Events at the Surfrider meeting on Monday, Nov. 7, illustrated precisely why the surfing community has been incapable of addressing the data and coming to any sort of agreement on PWCs in the Sanctuary.

A dispute that broke out in the audience between well-respected but hot-headed local Brent Bispo and equally respected and hot-headed Santa Cruz pro Ken “Skindog” Collins turned into a shouting match. The fight illustrated the fact that, to surfers, the issue may have very little to do with PWCs and more to do with territoriality, localism, and media exploitation.

A vocal contingent of local surfers resent the media attention that towsurfing has brought to Monterey. It’s a story as old as surfing. Waves are a limited resource and some Monterey County surfers see jet skis and the people who use them as a threat to their local breaks.

Fueled by testosterone and a deep-rooted sense of entitlement, Bispo and Collins’ eruption was a perfect example of how towsurfing has polarized an already dysfunctional family. Local surfers have found themselves at the heart of the debate ever since local pros began using PWCs to tow into previously uncatchably large waves at Maverick’s, the infamous big wave off Pillar Point in Half Moon Bay.

Over the ensuing five years, the tow-surf movement simply blew up beyond all reasonable expectations. Fueled by a rash of surf movies, television programs and even American Express commercials featuring pornographically lustrous images of surfers wrapped in gargantuan blue barrels, the sport has become big business, and launched literally thousands of PWCs.

Billabong, the Irvine, Calif.-based Fortune 500 surfware company, upped the ante when they began offering a bounty on the biggest wave of each season, paying $1,000 a foot. Last March, Carmel surfer Don Curry was towed into a 60-plus foot wave off Pebble Beach that was a finalist for the award.

But most damaging to the image of PWCs is the new sport of “tow-at” surfing, where aerialist surfers are towed onto small waves at 30mph to launch looping tricks high above the water before splashing down.

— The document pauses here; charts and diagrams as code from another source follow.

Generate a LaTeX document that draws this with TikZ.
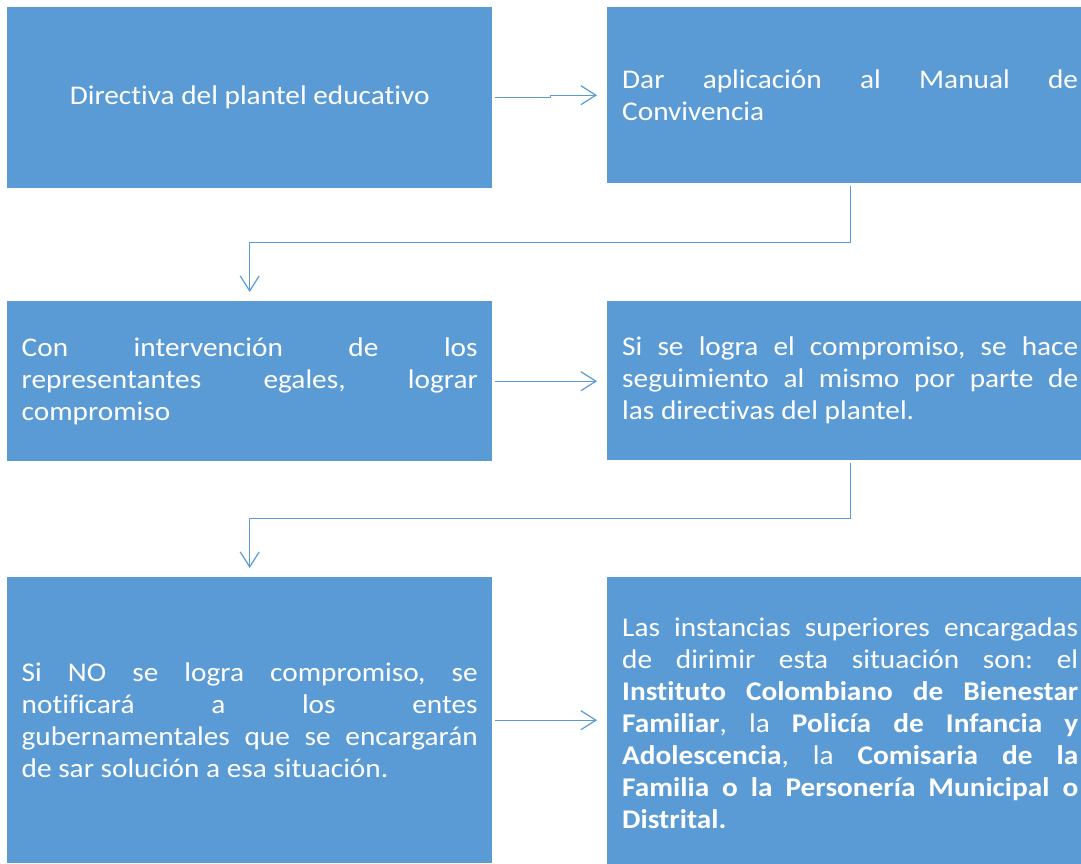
\documentclass[tikz,border=0pt]{standalone}
\usepackage{fontspec}
\setmainfont{Carlito}[FakeStretch=1.085, RawFeature={-liga;-clig;-calt}]
\usetikzlibrary{arrows.meta}
\definecolor{boxblue}{HTML}{5B9BD5}
\newcommand\jl[1]{\makebox[456pt][s]{#1}}
\frenchspacing
\begin{document}
\begin{tikzpicture}[x=1pt,y=-1pt,
  box/.style={fill=boxblue, draw=none, anchor=north west, inner sep=0pt,
    text=white, align=left, font=\fontsize{27}{32}\selectfont},
  conn/.style={draw=boxblue, line width=1.2pt,
    -{Straight Barb[length=15pt,width=19pt,line width=1.2pt]}}]
\clip (0,0) rectangle (1081,863);
\fill[white] (0,0) rectangle (1081,863);
\node[box, minimum width=485pt, minimum height=181pt] (b1) at (7,7)
  {Directiva del plantel educativo};
\node[box, minimum width=486pt, minimum height=176pt] (b2) at (607,7)
  {\jl{Dar aplicación al Manual de}\\Convivencia};
\node[box, minimum width=485pt, minimum height=160pt] (b3) at (7,301)
  {\jl{Con intervención de los}\\\jl{representantes egales, lograr}\\compromiso};
\node[box, minimum width=486pt, minimum height=159pt] (b4) at (607,301)
  {\jl{Si se logra el compromiso, se hace}\\\jl{seguimiento al mismo por parte de}\\las directivas del plantel.};
\node[box, minimum width=485pt, minimum height=286pt] (b5) at (7,577)
  {\jl{Si NO se logra compromiso, se}\\\jl{notificará a los entes}\\\jl{gubernamentales que se encargarán}\\de sar solución a esa situación.};
\node[box, minimum width=486pt, minimum height=292pt] (b6) at (607,577)
  {\jl{Las instancias superiores encargadas}\\
   \jl{de dirimir esta situación son: el}\\
   \jl{\textbf{Instituto Colombiano de Bienestar}}\\
   \jl{\textbf{Familiar}, la \textbf{Policía de Infancia y}}\\
   \jl{\textbf{Adolescencia}, la \textbf{Comisaria de la}}\\
   \jl{\textbf{Familia o la Personería Municipal o}}\\
   \textbf{Distrital.}};
\draw[conn] ([xshift=3pt]b1.east) -- ++(55,0) |- ([xshift=-10pt]b2.west);
\draw[conn] ([yshift=-3pt]b2.south) -- ++(0,56) -| ([yshift=9pt]b3.north);
\draw[conn] ([xshift=3pt]b3.east) -- ([xshift=-10pt]b3.east -| b4.west);
\draw[conn] ([yshift=-3pt]b4.south) -- ++(0,55) -| ([yshift=9pt]b5.north);
\draw[conn] ([xshift=3pt]b5.east) -- ([xshift=-10pt]b5.east -| b6.west);
\end{tikzpicture}
\end{document}
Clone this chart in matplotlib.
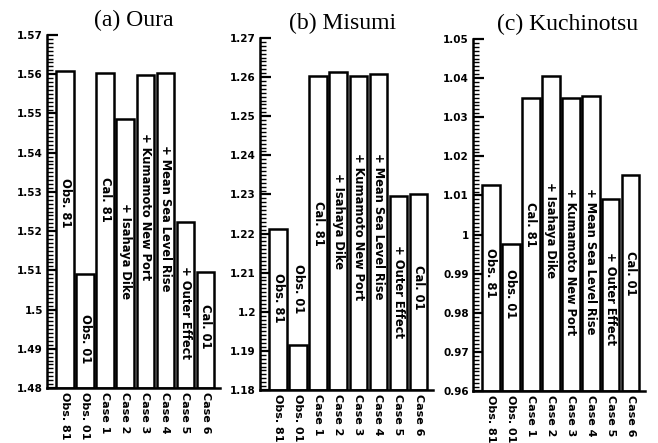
import numpy as np
import matplotlib
matplotlib.use("Agg")
import matplotlib.pyplot as plt
from matplotlib.ticker import MultipleLocator, FuncFormatter
import matplotlib.transforms as mtransforms

# ---- data ----
categories = ["Obs. 81", "Obs. 01", "Case 1", "Case 2", "Case 3", "Case 4", "Case 5", "Case 6"]
bar_labels = ["Obs. 81", "Obs. 01", "Cal. 81", "+ Isahaya Dike", "+ Kumamoto New Port",
              "+ Mean Sea Level Rise", "+ Outer Effect", "Cal. 01"]
titles = ["(a) Oura", "(b) Misumi", "(c) Kuchinotsu"]
oura = [1.5608, 1.5090, 1.5603, 1.5487, 1.5599, 1.5604, 1.5223, 1.5097]
misumi = [1.2211, 1.1916, 1.2602, 1.2614, 1.2603, 1.2609, 1.2296, 1.2302]
kuchinotsu = [1.0127, 0.9977, 1.0349, 1.0406, 1.0348, 1.0354, 1.0092, 1.0151]
y_ranges = [(1.48, 1.57), (1.18, 1.27), (0.96, 1.05)]

# ---- layout (axes fraction positions of the in-bar labels) ----
label_pos = [
    [0.524, 0.139, 0.533, 0.388, 0.513, 0.480, 0.214, 0.174],
    [0.263, 0.287, 0.472, 0.481, 0.463, 0.466, 0.279, 0.291],
    [0.337, 0.276, 0.472, 0.457, 0.368, 0.368, 0.264, 0.334],
]
axes_rects = [
    [47 / 658, 55 / 443, 173 / 658, 353 / 443],
    [260 / 658, 53 / 443, 173 / 658, 352 / 443],
    [473 / 658, 52 / 443, 172 / 658, 352 / 443],
]
title_x = [0.50, 0.48, 0.55]

plt.rcParams['font.family'] = ['DejaVu Sans']
fig = plt.figure(figsize=(6.58, 4.43), dpi=100)

series = [oura, misumi, kuchinotsu]
x = np.arange(len(categories))

def fmt(v, pos):
    s = f"{v:.2f}".rstrip('0').rstrip('.')
    return s

for k in range(3):
    ax = fig.add_axes(axes_rects[k])
    lo, hi = y_ranges[k]
    vals = np.array(series[k])
    ax.bar(x, vals - lo, bottom=lo, width=0.88, color='white',
           edgecolor='black', linewidth=1.8, zorder=2)
    ax.set_xlim(-0.9, 7.72)
    ax.set_ylim(lo, hi)
    for s in ['top', 'right']:
        ax.spines[s].set_visible(False)
    for s in ['left', 'bottom']:
        ax.spines[s].set_linewidth(1.8)
        ax.spines[s].set_zorder(3)
    ax.yaxis.set_major_locator(MultipleLocator(0.01))
    ax.yaxis.set_minor_locator(MultipleLocator(0.001))
    ax.yaxis.set_major_formatter(FuncFormatter(fmt))
    ax.tick_params(axis='y', which='major', direction='in', length=8, width=1.6,
                   pad=3, labelsize=7.5)
    ax.tick_params(axis='y', which='minor', direction='in', length=4, width=1.0)
    for lab in ax.get_yticklabels():
        lab.set_fontweight('bold')
    ax.set_xticks(x)
    ax.set_xticklabels(categories, rotation=-90, fontsize=8, fontweight='bold')
    ax.tick_params(axis='x', length=0, pad=3)
    trans = mtransforms.blended_transform_factory(ax.transData, ax.transAxes)
    for i, lab in enumerate(bar_labels):
        ax.text(x[i], label_pos[k][i], lab, transform=trans, rotation=-90,
                ha='center', va='center', fontsize=8.3, fontweight='bold', zorder=4)
    ax.text(title_x[k], 1.01, titles[k], transform=ax.transAxes, ha='center',
            va='bottom', fontsize=17, family='Liberation Serif')

fig.savefig("out.png", dpi=100, facecolor='white')
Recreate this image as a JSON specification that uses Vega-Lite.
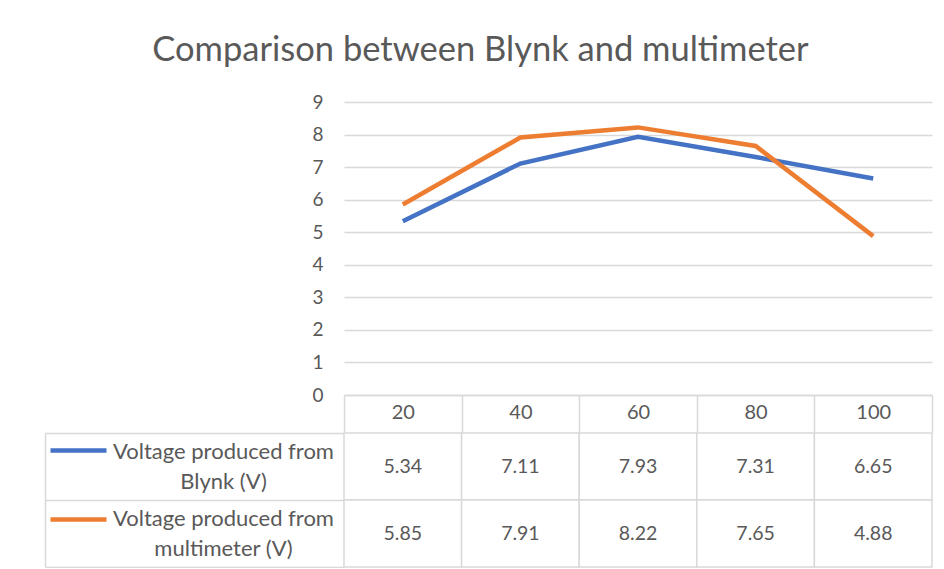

Doug Kasunich, a 53-year-old surfer who’s watched PWCs transform his beloved Moss Landing into a dangerous, aquatic rodeo in recent years, has found himself at the center of the controversy.

“Moss Landing is the nursery school for towsurfing,” Kasunich says. “You’ll have these really inexperienced teams, wakeboarders for Christ’s sake, letting go of the rope and immediately falling down the face because they’ve never learned to surf. They drive all of the paddle surfers down to one peak to get away from them. It’s incredibly dangerous. It can’t keep on the way it is.”

And despite towsurfers’ protests to the contrary, Kasunich says, the jet skis are disturbing the local wildlife.

“On days when there are no skis, I surf with dolphins, otters, harbor seals. When you have five or six jet ski crews tearing the place up, there won’t be an animal in sight,” he says. “Just two weeks ago I was with eight harbor seals cornered by jet skis on the inside. I have to assume there’s a connection.”

Ed Larenas, the San Mateo Surfrider Chapter chair, points to “a huge amount” of data and court cases proving that PWCs’ detrimental effect on marine wildlife.

“The Sanctuary was taken to court by the PWC industry, and the industry lost,” Larenas says. “The same scenario has played itself out in the San Juans [off Washington State] and Marin. The ban has been upheld because of a substantial amount of data.”

Nonetheless, to date, no targeted scientific research has occurred within the Sanctuary on environmental impacts of PWCs.